With lackluster battery tech one of the biggest hurdles standing between existing energy economies and those of the green, renewable future, there’s a lot of pressure on researchers to come up with the next big battery breakthrough. And pressure, it turns out, might be just the ticket. By exerting the kinds of super-high pressures found deep within the Earth on a unique compound, researchers at Washington State University’s Pullman campus have created a novel new material with the capacity to store huge amounts of mechanical energy as potential chemical power.
Calling the material “the most condensed form of energy storage outside of nuclear energy,” the researchers created the super-battery inside a diamond anvil cell, a small chamber that can create extremely high pressures within a confined space. The team filled the chamber with xenon difluoride, a white solid usually used to etch silicon conductors.

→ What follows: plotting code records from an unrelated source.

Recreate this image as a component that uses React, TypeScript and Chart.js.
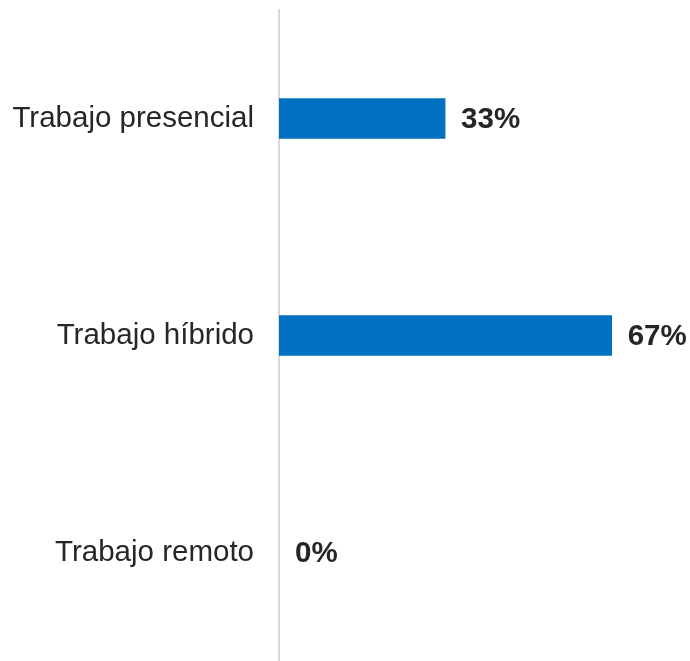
import React, { useEffect, useRef } from "react";
import { Chart, registerables } from "chart.js";

Chart.register(...registerables);

const categories = ["Trabajo presencial", "Trabajo híbrido", "Trabajo remoto"];
const values = [33.3, 66.7, 0];
const valueLabels = ["33%", "67%", "0%"];

const FONT = "'Liberation Sans', Arial, Helvetica, sans-serif";
const TEXT = "#262626";

const valueLabelPlugin = {
  id: "valueLabels",
  afterDatasetsDraw(chart: any) {
    const { ctx } = chart;
    const xs = chart.scales.x;
    const ys = chart.scales.y;
    ctx.save();
    ctx.font = `bold 29.5px ${FONT}`;
    ctx.fillStyle = TEXT;
    ctx.textAlign = "left";
    ctx.textBaseline = "middle";
    values.forEach((v, i) => {
      ctx.fillText(valueLabels[i], xs.getPixelForValue(v) + 16, ys.getPixelForValue(i) + 1);
    });
    ctx.restore();
  },
};

export default function App() {
  const ref = useRef<HTMLCanvasElement | null>(null);
  useEffect(() => {
    document.body.style.margin = "0";
    const chart = new Chart(ref.current as HTMLCanvasElement, {
      type: "bar",
      data: {
        labels: categories,
        datasets: [
          {
            data: values.map((v) => (v === 0 ? null : v)),
            backgroundColor: "#0070C0",
            borderWidth: 0,
            barThickness: 40,
          },
        ],
      },
      options: {
        indexAxis: "y",
        animation: false,
        responsive: false,
        maintainAspectRatio: false,
        layout: { padding: { top: 10, bottom: 0, left: 0, right: 0 } },
        plugins: {
          legend: { display: false },
          tooltip: { enabled: false },
        },
        scales: {
          x: {
            display: false,
            min: 0,
            max: 82.4,
          },
          y: {
            afterFit: (scale: any) => {
              scale.width = 279;
              scale.paddingTop = 0;
              scale.paddingBottom = 0;
            },
            grid: { display: false, drawTicks: false },
            border: { display: true, color: "#d9d9d9", width: 2 },
            ticks: {
              padding: 25,
              color: TEXT,
              font: { family: FONT, size: 29.5 },
            },
          },
        },
      },
      plugins: [valueLabelPlugin],
    } as any);
    return () => chart.destroy();
  }, []);
  return (
    <div style={{ width: 690, height: 661 }}>
      <canvas ref={ref} width={690} height={661} style={{ display: "block" }} />
    </div>
  );
}
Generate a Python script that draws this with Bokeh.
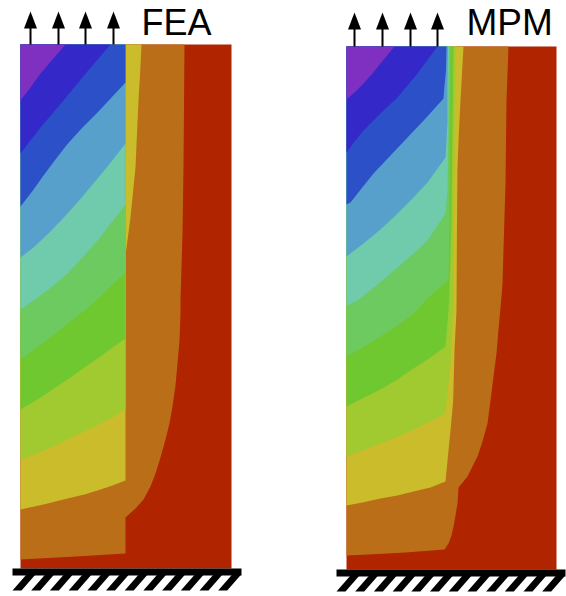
from bokeh.plotting import figure
from bokeh.models import Range1d
from bokeh.embed import file_html
from bokeh.resources import INLINE
from bokeh.core.properties import value

# Contour colours, from the lowest band to the highest
PURPLE, INDIGO, BLUE, STEEL, TEAL = "#8030C0", "#3428C8", "#2C50C8", "#58A0CC", "#70CAAC"
LIGHTGREEN, GREEN, YELLOWGREEN, YELLOW, ORANGE, RED = "#6CCA60", "#70C830", "#A0CA30", "#CABC2A", "#BA6E18", "#B02400"

# Panel extents
fea_x = [20, 231]
fea_y = [44, 568]
mpm_x = [346, 556]
mpm_y = [46, 569]

# FEA contour lines (left edge -> right end)
fea_c1 = [(20, 100), (30, 87), (40, 73), (52, 59), (65, 44)]
fea_c2 = [(20, 153), (30, 140), (40, 127), (51, 114), (63, 100), (86, 72), (110, 44)]
fea_c3 = [(20, 206), (32, 190.5), (43, 175), (55, 159), (67, 143.5), (82, 127), (97, 112), (111, 97), (125, 82)]
fea_c4 = [(20, 257), (33, 247), (50, 231), (67, 213), (82, 196), (97, 178), (111, 161), (125, 143)]
fea_c5 = [(20, 309), (33, 300), (50, 287.5), (67, 273), (82, 257), (97, 240), (111, 222), (125, 204)]
fea_c6 = [(20, 359), (32, 350), (43, 342), (55, 333), (67, 323), (84, 310), (100, 296), (112, 284), (125, 272)]
fea_c7 = [(20, 409), (32, 402), (43, 395), (55, 387), (67, 379), (84, 367), (100, 356), (112, 347), (125, 338)]
fea_c8 = [(20, 459), (32, 455), (43, 450), (55, 445), (67, 439), (84, 431), (100, 423), (112, 417), (125, 409)]
fea_c9 = [(20, 509), (43, 504), (67, 498), (84, 494), (100, 489), (112, 485), (125, 480)]
fea_c10 = [(20, 559), (75, 556), (125, 553)]
fea_yellow_strip = [(125, 44), (141, 44), (139.5, 75), (138, 100), (135, 167), (130, 217), (125, 255)]
fea_orange_edge = [(184, 44), (183, 167), (182, 233), (180, 300), (180, 313), (179, 340), (177, 363),
                   (175, 385), (172, 406), (169, 423), (165, 439), (160, 457), (155, 473), (150, 486),
                   (143, 499), (135, 508), (125, 517)]

# MPM contour lines (left edge -> right end)
mpm_c1 = [(346, 99), (355, 91), (363, 83), (372, 73), (380, 63), (394, 46)]
mpm_c2 = [(346, 152), (354, 141), (363, 130), (380, 113), (397, 97), (417, 73), (437, 46)]
mpm_c3 = [(346, 204), (350, 202), (361, 188), (373, 173), (390, 155), (407, 137), (425, 118), (443, 98)]
mpm_c4 = [(346, 256), (363, 243), (380, 229), (397, 213), (412, 198), (427, 182), (445, 157)]
mpm_c5 = [(346, 305), (357, 300), (377, 284), (397, 267), (412, 254), (427, 240), (445, 213)]
mpm_c6 = [(346, 356), (362, 347), (380, 336), (397, 325), (413, 313), (427, 298), (437, 289), (448, 280)]
mpm_c7 = [(346, 406), (362, 398), (380, 389), (397, 379), (413, 368), (430, 357), (445, 346)]
mpm_c8 = [(346, 456), (362, 450), (380, 443), (397, 436), (413, 429), (430, 421), (445, 413)]
mpm_c9 = [(346, 505), (362, 502), (380, 498), (397, 495), (413, 491), (430, 487), (445, 481)]
mpm_c10 = [(346, 555), (368, 554), (405, 552), (444, 549)]

# MPM right-hand edges of the bands (top -> corner)
mpm_blue_edge = [(446, 46), (445.5, 70), (444, 85), (443, 98)]
mpm_steel_edge = [(447.5, 46), (447, 80), (447, 120), (446, 140), (445, 157)]
mpm_teal_edge = [(448.5, 46), (448, 110), (447.5, 160), (447, 190), (445, 213)]
mpm_lightgreen_edge = [(450, 46), (449.5, 130), (449, 220), (448, 280)]
mpm_green_edge = [(453, 46), (452, 130), (451, 220), (449, 290), (448, 310), (445, 346)]
mpm_yg_edge = [(455, 46), (454, 130), (453.5, 220), (453, 310), (450, 363), (445, 413)]
mpm_yellow_edge = [(463, 46), (460, 100), (458.5, 130), (457, 167), (456.5, 220), (456, 310),
                   (454, 350), (452.7, 400), (450, 430), (448, 450), (445, 481)]
mpm_orange_edge = [(508, 46), (506, 100), (505, 183), (502, 283), (501, 296), (498, 329),
                   (496, 353), (493, 376), (490, 400), (487, 423), (482, 441), (477, 456), (467, 476), (458, 487), (457, 503),
                   (455, 515), (453, 526), (451, 535), (448, 543), (444, 549)]

# Arrows, clamped bases, titles
fea_arrows = [30, 58, 85, 113]
mpm_arrows = [354, 382, 410, 437]
fea_base = [12, 241]
mpm_base = [336, 565]
fea_title = "FEA"
mpm_title = "MPM"

p = figure(width=566, height=596, x_range=Range1d(0, 566), y_range=Range1d(596, 0),
           output_backend="svg", toolbar_location=None, min_border=0)
p.xaxis.visible = False
p.yaxis.visible = False
p.grid.visible = False
p.outline_line_color = None


def fill(points, color):
    p.patch([q[0] for q in points], [q[1] for q in points], fill_color=color, line_color=None)


def band(top_left, right_edge, contour, color):
    fill([top_left] + right_edge + contour[::-1], color)


# FEA
fill([(fea_x[0], fea_y[0]), (fea_x[1], fea_y[0]), (fea_x[1], fea_y[1]), (fea_x[0], fea_y[1])], RED)
tl = (fea_x[0], fea_y[0])
band(tl, fea_orange_edge, fea_c10, ORANGE)
fill(fea_yellow_strip, YELLOW)
tr = [(125, fea_y[0])]
for contour, color in [(fea_c9, YELLOW), (fea_c8, YELLOWGREEN), (fea_c7, GREEN),
                       (fea_c6, LIGHTGREEN), (fea_c5, TEAL), (fea_c4, STEEL), (fea_c3, BLUE)]:
    band(tl, tr, contour, color)
band(tl, [], fea_c2, INDIGO)
band(tl, [], fea_c1, PURPLE)

# MPM
fill([(mpm_x[0], mpm_y[0]), (mpm_x[1], mpm_y[0]), (mpm_x[1], mpm_y[1]), (mpm_x[0], mpm_y[1])], RED)
tl = (mpm_x[0], mpm_y[0])
for edge, contour, color in [(mpm_orange_edge, mpm_c10, ORANGE), (mpm_yellow_edge, mpm_c9, YELLOW),
                             (mpm_yg_edge, mpm_c8, YELLOWGREEN), (mpm_green_edge, mpm_c7, GREEN),
                             (mpm_lightgreen_edge, mpm_c6, LIGHTGREEN), (mpm_teal_edge, mpm_c5, TEAL),
                             (mpm_steel_edge, mpm_c4, STEEL), (mpm_blue_edge, mpm_c3, BLUE)]:
    band(tl, edge, contour, color)
band(tl, [], mpm_c2, INDIGO)
band(tl, [], mpm_c1, PURPLE)


def arrows(xs, top, bottom):
    p.segment(xs, [top + 16] * len(xs), xs, [bottom] * len(xs), line_color="black", line_width=2)
    for x in xs:
        fill([(x, top), (x + 6.5, top + 17), (x - 6.5, top + 17)], "black")


arrows(fea_arrows, 11, 44)
arrows(mpm_arrows, 12, 46)


def clamp(base, top):
    x0, x1 = base
    fill([(x0, top), (x1, top), (x1, top + 7), (x0, top + 7)], "black")
    x = x0
    while x + 23 <= x1 + 1:
        fill([(x, top + 22), (x + 9, top + 22), (x + 23, top + 6), (x + 14, top + 6)], "black")
        x += 18.7


clamp(fea_base, 568)
clamp(mpm_base, 569)

p.text([141], [22], text=[fea_title], text_font=value("Liberation Sans"), text_font_size="36px",
       text_color="black", text_baseline="middle", text_align="left")
p.text([466], [22], text=[mpm_title], text_font=value("Liberation Sans"), text_font_size="37px",
       text_color="black", text_baseline="middle", text_align="left")

open("out.html", "w").write(file_html(p, INLINE))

The science is in the squeezing; under normal atmospheric conditions, the molecules of xenon difluoride keep a respectable distance from one another. But under the intense pressures produced by the diamond anvils the molecules are forced together into metallic 3-D structures. At one million atmospheres — roughly equivalent to the pressure found halfway to the center of the Earth — the xenon difluoride is pressed neatly into these structures where the mechanical energy of all that pressure is stored in the chemical bonds between the molecules.
And just like that, the material becomes a chemical battery containing the mechanical energy from all that pressure. That raises the possibility of practical applications such as high-energy fuels, high-powered and compact batteries, or semiconductors that can function at very high temperatures.